Wednesday, October 07, 2015

A Family of Teachers

After a weekend here to celebrate her tenth high school class reunion, granddaughter Erin left us with hugs and we waved her off. There was a text when she arrived in Saint Louis with the rented car to be gassed up and turned in. Another text when she was ready to catch her flight. And just as I was drifting into sleep an hour or so after Sunday midnight, I heard the loud musical signal that Gerald’s phone plays when a new text comes in. Loud enough to hear over the noise of a tractor, I suppose. I had not been waiting for it, but I knew instantly who it was and why. Gerald slept through it, and he would find it on his phone when he woke up at five or six. I rolled over and thanked God our granddaughter was safely back home in her apartment in Texas. I knew she would be getting up in a very few hours to go spend the day teaching 7th graders and then after school coaching the season’s sport for girls.

Erin is one of four women who together coach volleyball, basketball, track, power lifting. Seems like there was a fifth sport. Right now I think the season is volleyball. No softball for that age group, and oddly with all her softball coaching experience, Erin seemed to find that refreshing and less pressure on her. I do not doubt she is a fine coach.

But what I really am deeply pleased about is her class room and the 90 kids who come through it daily. I love hearing about her activities to help these kids be better writers. I enjoy hearing her enthusiasm and understanding for her “sweet babies” who may smart off or cuss her or who might even in an extreme case throw a desk across the room. I like knowing she is teaching them that is not the way to be. I like knowing that she does not take personally the bad behavior that results from a child’s life-time of home or neighborhood mis-education. (And sometimes even a lifetime of brutality.) I hate hearing the teachers who shake their heads and talk about how bad the students are today and, thus, excuse themselves from trying to earn their paycheck. This is Erin’s third year of teaching and the first in this city, and she has every intention of making a difference in students’ skills and, consequently, in their lives. And she will.

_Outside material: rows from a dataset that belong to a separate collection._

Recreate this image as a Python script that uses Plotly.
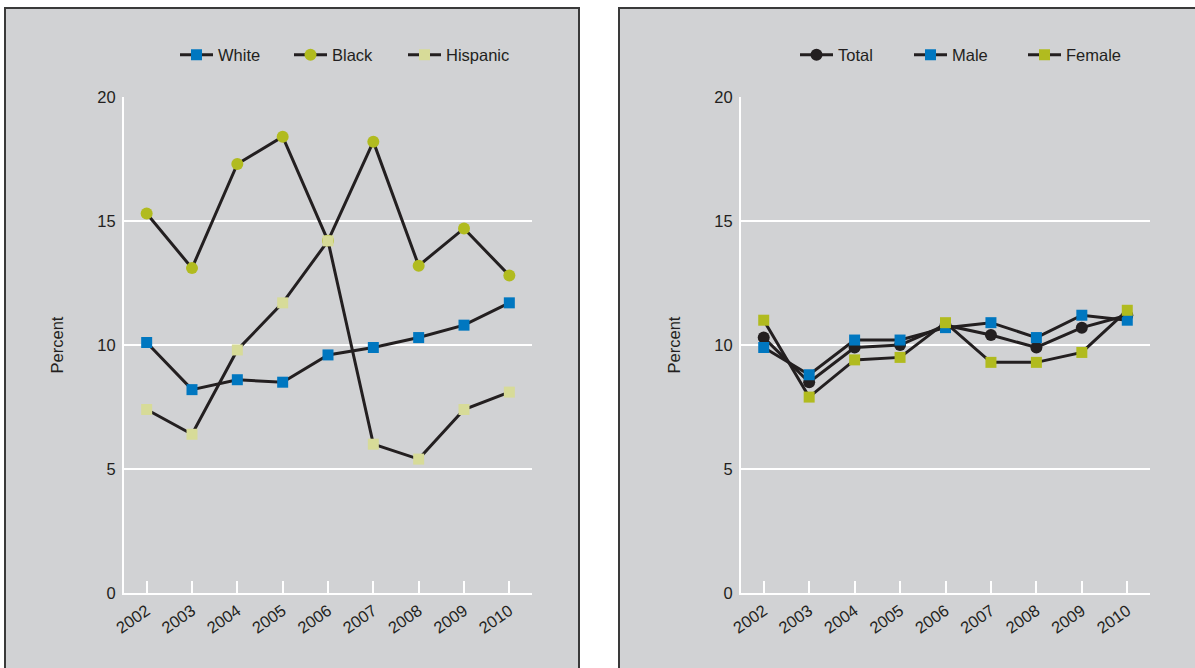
import plotly.graph_objects as go

years = ["2002", "2003", "2004", "2005", "2006", "2007", "2008", "2009", "2010"]

white = [10.1, 8.2, 8.6, 8.5, 9.6, 9.9, 10.3, 10.8, 11.7]
black = [15.3, 13.1, 17.3, 18.4, 14.2, 18.2, 13.2, 14.7, 12.8]
hispanic = [7.4, 6.4, 9.8, 11.7, 14.2, 6.0, 5.4, 7.4, 8.1]

total = [10.3, 8.5, 9.9, 10.0, 10.8, 10.4, 9.9, 10.7, 11.2]
male = [9.9, 8.8, 10.2, 10.2, 10.7, 10.9, 10.3, 11.2, 11.0]
female = [11.0, 7.9, 9.4, 9.5, 10.9, 9.3, 9.3, 9.7, 11.4]

y_ticks = [0, 5, 10, 15, 20]

W, H = 1195, 668
BG = "#d1d2d4"
LINE = "#231f20"
BLUE = "#0077c0"
OLIVE = "#b1bb1f"
PALE = "#d7db98"
FONT = "Liberation Sans, Arial, sans-serif"
FS = 16.5

def px(x):
    return x / W

def py(y):
    return 1 - y / H

fig = go.Figure()

def add(name, vals, color, symbol, xa, ya, legend):
    fig.add_trace(go.Scatter(
        x=years, y=vals, name=name, mode="lines+markers",
        line=dict(color=LINE, width=3),
        marker=dict(color=color, symbol=symbol, size=12 if symbol == "circle" else 11,
                    line=dict(width=0)),
        xaxis=xa, yaxis=ya, legend=legend, cliponaxis=False,
    ))

add("White", white, BLUE, "square", "x", "y", "legend")
add("Black", black, OLIVE, "circle", "x", "y", "legend")
add("Hispanic", hispanic, PALE, "square", "x", "y", "legend")
add("Total", total, LINE, "circle", "x2", "y2", "legend2")
add("Male", male, BLUE, "square", "x2", "y2", "legend2")
add("Female", female, OLIVE, "square", "x2", "y2", "legend2")

# panel backgrounds
fig.add_shape(type="rect", xref="paper", yref="paper",
              x0=px(5), x1=px(579), y0=py(700), y1=py(8),
              fillcolor=BG, line=dict(color="#3a3a3a", width=2), layer="below")
fig.add_shape(type="rect", xref="paper", yref="paper",
              x0=px(619), x1=px(1210), y0=py(700), y1=py(8),
              fillcolor=BG, line=dict(color="#3a3a3a", width=2), layer="below")

ydom = [py(593), py(97)]
common_x = dict(
    type="category", range=[-0.5, 8.5], showgrid=False, showline=True,
    linecolor="white", linewidth=2, ticks="inside", ticklen=12, tickcolor="white",
    tickwidth=1.5, tickangle=-35, tickfont=dict(family=FONT, size=FS, color=LINE),
    zeroline=False, fixedrange=True, automargin=False,
)
common_y = dict(
    range=[0, 20], tickvals=y_ticks, showgrid=True, gridcolor="white", gridwidth=1.5,
    showline=True, linecolor="white", linewidth=2, ticks="", zeroline=False,
    tickfont=dict(family=FONT, size=FS, color=LINE), ticklabelstandoff=3,
    title=dict(text="Percent", font=dict(family=FONT, size=FS, color=LINE), standoff=30),
    domain=ydom, fixedrange=True, automargin=False,
)

leg_common = dict(orientation="h", xanchor="left", yanchor="middle",
                  bgcolor="rgba(0,0,0,0)", font=dict(family=FONT, size=FS, color=LINE),
                  entrywidth=66, entrywidthmode="pixels", itemwidth=33, tracegroupgap=0)

fig.update_layout(
    width=W, height=H, margin=dict(l=0, r=0, t=0, b=0, autoexpand=False),
    paper_bgcolor="white", plot_bgcolor="rgba(0,0,0,0)",
    font=dict(family=FONT, color=LINE),
    xaxis=dict(domain=[px(124), px(532)], anchor="y", **common_x),
    yaxis=dict(anchor="x", **common_y),
    xaxis2=dict(domain=[px(741), px(1150)], anchor="y2", **common_x),
    yaxis2=dict(anchor="x2", **common_y),
    legend=dict(x=px(175), y=py(55), **leg_common),
    legend2=dict(x=px(795), y=py(55), **leg_common),
    showlegend=True,
)

fig.write_html("out.html", config={"displayModeBar": False},
               post_script="document.body.style.margin='0';")
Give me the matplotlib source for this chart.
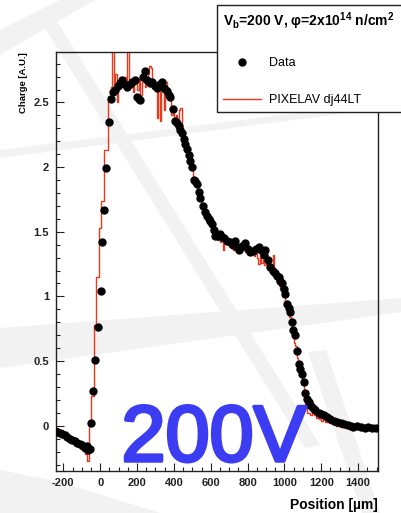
import matplotlib
matplotlib.use("Agg")
import matplotlib.pyplot as plt
import matplotlib.patheffects as pe
from matplotlib.patches import Polygon
from matplotlib.lines import Line2D

plt.rcParams["font.family"] = ["Liberation Sans", "DejaVu Sans"]
plt.rcParams["mathtext.fontset"] = "custom"
plt.rcParams["mathtext.rm"] = "Liberation Sans:bold"
plt.rcParams["mathtext.bf"] = "Liberation Sans:bold"

# measured charge profile (position in um, charge in arbitrary units)
pos_data = [
    -245, -232, -218, -205, -192, -178, -165, -152, -138, -125, -112, -99, -85, -72, -64, -56,
    -48, -38, -30, -12, 2, 9, 20, 33, 48,
    60, 72, 82, 95, 105, 118, 130, 145, 163, 175, 190, 199, 208, 217, 230, 245, 254, 268,
    281, 295, 308, 322, 335, 348, 362, 372, 380, 395, 408, 418, 426, 435, 444, 453, 462,
    471, 480, 489, 498, 507, 516, 525, 534, 543, 556, 570, 580, 588, 598, 607, 616, 625,
    640, 652, 661, 670, 688, 707, 720, 734, 743, 752, 770, 788, 800, 815, 830, 845, 860,
    875, 888, 897, 910, 924, 938, 951, 960, 969, 978, 987, 996, 1005, 1014, 1024, 1033,
    1040, 1047, 1060, 1069, 1078, 1087, 1096, 1105, 1114, 1123, 1132, 1141, 1150, 1159,
    1168, 1186, 1200, 1213, 1230, 1250, 1268, 1286, 1305, 1325, 1345, 1360, 1375, 1395,
    1415, 1435, 1455, 1475, 1495,
]
charge_data = [
    -0.04, -0.05, -0.06, -0.065, -0.07, -0.09, -0.10, -0.11, -0.12, -0.13, -0.14, -0.15, -0.17, -0.16, -0.19, -0.18,
    0.02, 0.27, 0.51, 0.76, 1.04, 1.42, 1.67, 1.99, 2.35,
    2.53, 2.58, 2.60, 2.63, 2.65, 2.67, 2.64, 2.62, 2.64, 2.66, 2.67, 2.54, 2.53, 2.52, 2.70, 2.74, 2.67, 2.65,
    2.66, 2.63, 2.61, 2.64, 2.66, 2.61, 2.59, 2.56, 2.54, 2.45, 2.36, 2.34, 2.32, 2.29, 2.26, 2.22, 2.18,
    2.14, 2.09, 2.05, 2.00, 1.90, 1.89, 1.87, 1.81, 1.76, 1.70, 1.65, 1.62, 1.60, 1.58, 1.56, 1.51, 1.47,
    1.47, 1.48, 1.46, 1.45, 1.43, 1.42, 1.40, 1.43, 1.38, 1.36, 1.39, 1.41, 1.37, 1.34, 1.35, 1.37, 1.38,
    1.36, 1.32, 1.36, 1.28, 1.23, 1.20, 1.18, 1.16, 1.15, 1.12, 1.10, 1.06, 1.02, 0.94, 0.91, 0.88,
    0.80, 0.74, 0.70, 0.58, 0.48, 0.44, 0.40, 0.34, 0.25, 0.21, 0.18, 0.16, 0.145, 0.13,
    0.12, 0.10, 0.09, 0.08, 0.065, 0.05, 0.04, 0.03, 0.02, 0.01, 0.005, 0.0, -0.01, -0.005,
    -0.01, -0.015, -0.01, -0.015, -0.017,
]

# PIXELAV simulation, step histogram (left bin edge, bin content)
sim_x = [
    -240, -228, -216, -204, -192, -180, -168, -156, -144, -132, -120, -108, -96, -84, -72,
    -60, -48, -36, -22, -5, 7, 22, 43,
    58, 66, 74, 82, 90, 98, 106, 114, 122, 130, 138, 146, 154, 162, 170, 178, 186, 194,
    202, 210, 218, 226, 234, 242, 250, 258, 266, 274, 282, 290, 298, 306, 314, 322, 330,
    338, 346, 354, 362, 370, 378, 386, 394, 402, 410, 418, 426, 434, 442, 450, 458, 466,
    474, 482, 490, 498, 506, 514, 522, 530, 538, 546, 554, 562, 570, 578, 586, 594, 602,
    610, 618, 626, 634, 642, 650, 658, 666, 674, 682, 690, 698, 706, 714, 722, 730, 738,
    746, 754, 762, 770, 778, 786, 794, 802, 810, 818, 826, 834, 842, 850, 858, 866, 874,
    882, 890, 898, 906, 914, 922, 930, 938, 946, 954, 962, 970, 978, 986, 994, 1002, 1010,
    1018, 1026, 1034, 1042, 1050, 1058, 1066, 1074, 1082, 1090, 1098, 1106, 1114, 1122,
    1130, 1140, 1150, 1160, 1170, 1180, 1190, 1200, 1210, 1220, 1230, 1240, 1250, 1260,
    1270, 1280, 1290, 1300, 1315, 1330, 1345, 1360, 1375, 1390, 1405, 1420, 1435, 1450,
    1465, 1480, 1495, 1508,
]
sim_charge = [
    -0.02, -0.05, -0.03, -0.07, -0.05, -0.10, -0.08, -0.12, -0.10, -0.15, -0.13, -0.18, -0.16, -0.22, -0.27,
    0.02, 0.23, 0.78, 1.15, 1.53, 1.74, 2.13, 2.55,
    2.62, 3.00, 2.60, 2.72, 2.50, 2.66, 2.70, 2.64, 2.62, 2.70, 2.60, 3.00, 2.68, 2.62, 2.66, 2.58, 2.68, 2.64,
    2.60, 2.68, 2.56, 2.66, 2.70, 2.62, 2.66, 2.72, 2.78, 2.77, 2.62, 2.66, 2.60, 2.38, 2.62, 2.36, 2.58,
    2.62, 2.44, 2.66, 2.62, 2.58, 2.54, 2.40, 2.42, 2.36, 2.40, 2.34, 2.44, 2.46, 2.24, 2.22, 2.16, 2.14,
    2.08, 2.06, 2.00, 1.98, 1.92, 1.90, 1.86, 1.82, 1.78, 1.74, 1.70, 1.64, 1.66, 1.60, 1.58, 1.56, 1.50,
    1.54, 1.46, 1.48, 1.44, 1.48, 1.42, 1.46, 1.36, 1.45, 1.42, 1.44, 1.38, 1.42, 1.40, 1.36, 1.42, 1.38,
    1.40, 1.35, 1.38, 1.36, 1.40, 1.34, 1.37, 1.33, 1.36, 1.32, 1.35, 1.31, 1.33, 1.30, 1.25, 1.32, 1.26,
    1.28, 1.24, 1.30, 1.22, 1.24, 1.20, 1.24, 1.32, 1.16, 1.14, 1.10, 1.12, 1.06, 1.04, 1.00, 0.96, 0.92,
    0.90, 0.84, 0.80, 0.72, 0.64, 0.62, 0.52, 0.46, 0.42, 0.38, 0.32, 0.22, 0.14, 0.10,
    0.10, 0.08, 0.10, 0.08, 0.06, 0.08, 0.05, 0.04, 0.06, 0.03, 0.04, 0.02, 0.03, 0.01,
    0.02, 0.00, 0.01, -0.01, 0.00, -0.02, 0.00, -0.01, -0.02, 0.00, -0.01, -0.02, 0.00, -0.02,
    -0.01, -0.02, -0.01, -0.01,
]

x_ticks = [-200, 0, 200, 400, 600, 800, 1000, 1200, 1400]
x_tick_labels = ["-200", "0", "200", "400", "600", "800", "1000", "1200", "1400"]
y_ticks = [0, 0.5, 1, 1.5, 2, 2.5]
y_tick_labels = ["0", "0.5", "1", "1.5", "2", "2.5"]

W, H = 402, 513
fig = plt.figure(figsize=(W / 100, H / 100), dpi=100)

# faint grey stripes of the slide background
bands = [
    [(0, 30), (60, 0), (95, 0), (0, 55)],
    [(35, 12), (50, 10), (320, 445), (305, 448)],
    [(0, 328), (402, 298), (402, 312), (0, 368)],
    [(0, 150), (402, 100), (402, 106), (0, 158)],
    [(308, 352), (326, 350), (380, 513), (362, 513)],
    [(0, 470), (60, 482), (160, 513), (0, 513)],
]
for b in bands:
    poly = Polygon([(x / W, 1 - y / H) for x, y in b], closed=True,
                   transform=fig.transFigure, facecolor="#f2f2f2",
                   edgecolor="none", zorder=-5)
    fig.patches.append(poly)

ax = fig.add_axes([56 / W, 1 - 471 / H, 322 / W, 419 / H])
ax.patch.set_alpha(0)

ax.step(sim_x, sim_charge, where="post", color="#e8381e", lw=1.0, zorder=2)
ax.plot(pos_data, charge_data, "o", color="black", ms=5, zorder=3)

ax.set_xlim(-240, 1508)
ax.set_ylim(-0.35, 2.89)
ax.set_xticks(x_ticks)
ax.set_xticklabels(x_tick_labels)
ax.set_yticks(y_ticks)
ax.set_yticklabels(y_tick_labels)
ax.set_xticks(range(-200, 1501, 50), minor=True)
ax.set_yticks([-0.3 + 0.1 * i for i in range(32)], minor=True)
ax.tick_params(which="both", direction="in", top=False, right=False,
               labelsize=8, width=0.8, colors="#222222", pad=5)
ax.tick_params(which="major", length=6)
ax.tick_params(which="minor", length=3)
for lab in ax.get_xticklabels() + ax.get_yticklabels():
    lab.set_fontweight("bold")
for s in ax.spines.values():
    s.set_linewidth(1.0)
    s.set_color("#222222")

ax.set_xlabel("Position [µm]", loc="right", fontsize=10, fontweight="bold", labelpad=7)
ax.set_ylabel("Charge [A.U.]", loc="top", fontsize=6.8, fontweight="bold")
ax.yaxis.set_label_coords(-0.088, 1.0)

handles = [
    Line2D([], [], ls="none", marker="o", color="black", ms=5),
    Line2D([], [], color="#e8381e", lw=1.0),
]
leg = fig.legend(handles, ["Data", "PIXELAV dj44LT"],
                 title="V$_{\\rm b}$=200 V, φ=2x10$^{\\rm 14}$ n/cm$^{\\rm 2}$   ",
                 loc="upper left", bbox_to_anchor=(217 / W, 1 - 5 / H),
                 borderaxespad=0, fontsize=9, title_fontsize=10,
                 alignment="left", frameon=True, fancybox=False,
                 edgecolor="#222222", framealpha=1, borderpad=0.45,
                 labelspacing=2.0, handlelength=3.1, handletextpad=0.6)
leg.get_title().set_fontweight("bold")
leg.get_frame().set_linewidth(1.0)
leg.set_zorder(10)

fig.text(214 / W, 1 - 461 / H, "200V", fontsize=57, color="#3c3cf2",
         ha="center", va="baseline", zorder=20,
         path_effects=[pe.withStroke(linewidth=2.5, foreground="#3c3cf2",
                                     capstyle="round", joinstyle="round")])

fig.savefig("out.png", dpi=100)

Many years ago I listened to Katherine’s stories when she taught inner city 7th graders sometimes taller than herself. Some were dangerous. Yet I never heard her talk bad about a student or hesitate to go talk to a parent in the projects if needed. She deliberately never locked up her purse; and if I am remembering correctly, she only lost one twenty dollar bill. Good teachers love their kids and never give up.

I love hearing our daughter Jeannie tell how she interacts with students in her classroom turned into an art studio. The kids are sometimes put into shock mode when they realize they must create and are not expected to do the same thing at the same time as a neighbor. For many kids this is an unsettling new experience. The freedom of not coloring within the lines (so to speak) has to be dealt with emotionally before their innate talent begins to express itself. This takes lots of time and lots of patience.

My own little long ago teaching experience was always in schools with less of the behavior challenges that Erin. Katherine, Jeannie, and my niece Kyna have faced. And I never taught long enough to master some things. So I vicariously enjoy hearing these descendants’ successes. Yet what many people do not understand is how far we have come from the days of one-room schools when teachers were routinely run off by over-grown 8th graders who liked to throw their weight (and fists) around. Yet the successful teachers—even tiny young women sometimes—could subdue the miscreants and charm kids is into learning, which all humans love to do if they find they can. (I am sure the teachers today who have died from guns would prefer yesterday’s fists, but I am avoiding that subject.)

I suspect teaching is like everything else—its success depends on determination. If one method does not work, something else needs to be tried. Quitting is not an option for a good teacher. I loved hearing my sister-in-law Vivian, whom I am sure was an excellent teacher, tell about a night class she took on discipline near the end of her career and how much she learned from that class. Good teachers are always learners and open to new ways if the new ways are better.

I did not mean to blog about teachers tonight, but education is one of my strong interests, and I got carried away. There are three or four teachers in our area whom I consider master teachers, and I always follow their careers when I can. My grandfather, who died before I was born, was a teacher. I had his teaching exam results framed for a gift for my brother, and I am ashamed to say that I loved it so much that it is still hanging on my wall. I always delighted in my brother’s stories of teaching also. One story: he became a principal in a poverty-stricken area and the basketballs were constantly being stolen by kids who did not have them. He quickly let them check them out and take them home with them, and then they were returned and none were ever stolen again.

My great grandfather did not want his son to leave the farm and ride his horse so far away the 20 miles or so to Carbondale to become a teacher. An older man in the community loaned him the money, and he was always grateful to that kind man, my daddy told me. Both my parents were teachers, and I heard them arguing their somewhat different teaching philosophies at many meals. (I saw how they respected differing opinions, and so today I value honest debate.) I saw them pile into a car with other teachers to go to Carbondale to take yet another night class in hopes of completing their degrees. Besides the loved ones I have already talked about, I have one granddaughter who taught before she had her three sons, and I have two grandchildren in their last year of college who are planning on careers in special education. I like to think this pleases that grandfather I never met.